The Final Sipdown: Day 6.6

Funny that they should compare this to jasmine tea in the description, because that is exactly what this smells like. A the tail end of the scent, I get what I think might be magnolia, but I can really only identify it as something between rhododendron and artichoke because we’re not far south enough to get a lot of magnolias around here and I haven’t had much opportunity to acquaint myself with them.

Anyhow, this also smells like an oolong. Like Auggy [the giver of this tea] has mentioned, it also smells like it should be buttery. It isn’t.

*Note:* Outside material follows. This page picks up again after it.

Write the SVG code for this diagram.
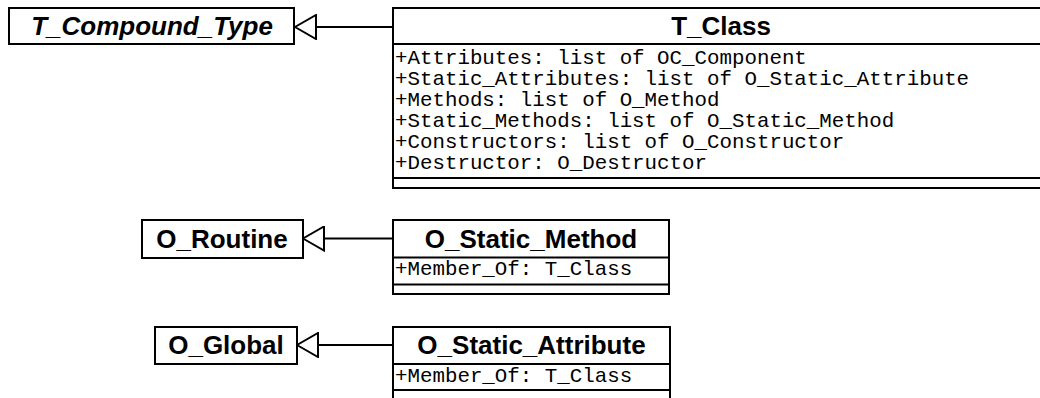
<svg xmlns="http://www.w3.org/2000/svg" width="1040" height="398" viewBox="0 0 1040 398">
<style>
.box{fill:#fff;stroke:#000;stroke-width:2}
.div{stroke:#000;stroke-width:2}
.name{font-family:"Liberation Sans",Arial,sans-serif;font-weight:bold;font-size:26px;fill:#000;text-anchor:middle}
.abs{font-style:italic}
.attr{font-family:"Liberation Mono","Courier New",monospace;font-size:20.8px;fill:#000}
.gen{fill:none;stroke:#000;stroke-width:2;marker-end:url(#tri)}
</style>
<defs>
<marker id="tri" viewBox="-1 -1 23 26" refX="21" refY="12" markerWidth="23" markerHeight="26" markerUnits="userSpaceOnUse" orient="auto">
<path d="M21,12 L0,0 L0,24 Z" fill="#fff" stroke="#000" stroke-width="2"/>
</marker>
</defs>
<rect width="1040" height="398" fill="#fff"/>
<g id="T_Compound_Type">
<rect class="box" x="9" y="8" width="285" height="36"/>
<text class="name abs" x="152" y="35">T_Compound_Type</text>
</g>
<g id="T_Class">
<rect class="box" x="393" y="8" width="656" height="180"/>
<line class="div" x1="393" y1="44" x2="1049" y2="44"/>
<line class="div" x1="393" y1="178" x2="1049" y2="178"/>
<text class="name" x="721" y="35">T_Class</text>
<text class="attr" x="395" y="64">+Attributes: list of OC_Component</text>
<text class="attr" x="395" y="85">+Static_Attributes: list of O_Static_Attribute</text>
<text class="attr" x="395" y="106">+Methods: list of O_Method</text>
<text class="attr" x="395" y="127">+Static_Methods: list of O_Static_Method</text>
<text class="attr" x="395" y="148">+Constructors: list of O_Constructor</text>
<text class="attr" x="395" y="169">+Destructor: O_Destructor</text>
</g>
<g id="O_Routine">
<rect class="box" x="142" y="220" width="161" height="38"/>
<text class="name" x="222" y="248">O_Routine</text>
</g>
<g id="O_Static_Method">
<rect class="box" x="393" y="220" width="276" height="74"/>
<line class="div" x1="393" y1="257.5" x2="669" y2="257.5"/>
<line class="div" x1="393" y1="284.5" x2="669" y2="284.5"/>
<text class="name" x="531" y="248">O_Static_Method</text>
<text class="attr" x="395" y="275">+Member_Of: T_Class</text>
</g>
<g id="O_Global">
<rect class="box" x="155" y="327" width="142" height="37"/>
<text class="name" x="226" y="354">O_Global</text>
</g>
<g id="O_Static_Attribute">
<rect class="box" x="393" y="327" width="277" height="90"/>
<line class="div" x1="393" y1="364" x2="670" y2="364"/>
<line class="div" x1="393" y1="390" x2="670" y2="390"/>
<text class="name" x="531.5" y="354">O_Static_Attribute</text>
<text class="attr" x="395" y="382">+Member_Of: T_Class</text>
</g>
<g id="connectors">
<path class="gen" d="M393,27 L295,27"/>
<path class="gen" d="M393,238.5 L303,238.5"/>
<path class="gen" d="M393,345 L297,345"/>
</g>
</svg>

In fact, it’s on the whole unremarkable, though it could be a decent starter tea for someone who’s never had an oolong. It’s lightly floral and a teensy vegetal with a wafer-thin buttery quality. I also understeeped this on accident, so that could be part of why I’m finding it rather bland, but it’s not something I’ll be seeking anytime soon. Not when I have so many good oolongs already shuffling for places in my life. It’s not a tea that has much going on in it, and so it’s not a tea I’ll be writing any more about.

Teas Downed: 18

Preparation
170 °F / 76 °C 2 min, 0 sec
Auggy

I also understeeped this on accident, so that could be part of why I’m finding it rather bland…
Nope, it’s just not all the impressive of a tea. Which is why I still have half a tin left. Perhaps it will get demolished during The Final Sipdown…
PS – Congrats on such a massive decupboarding day. Yay!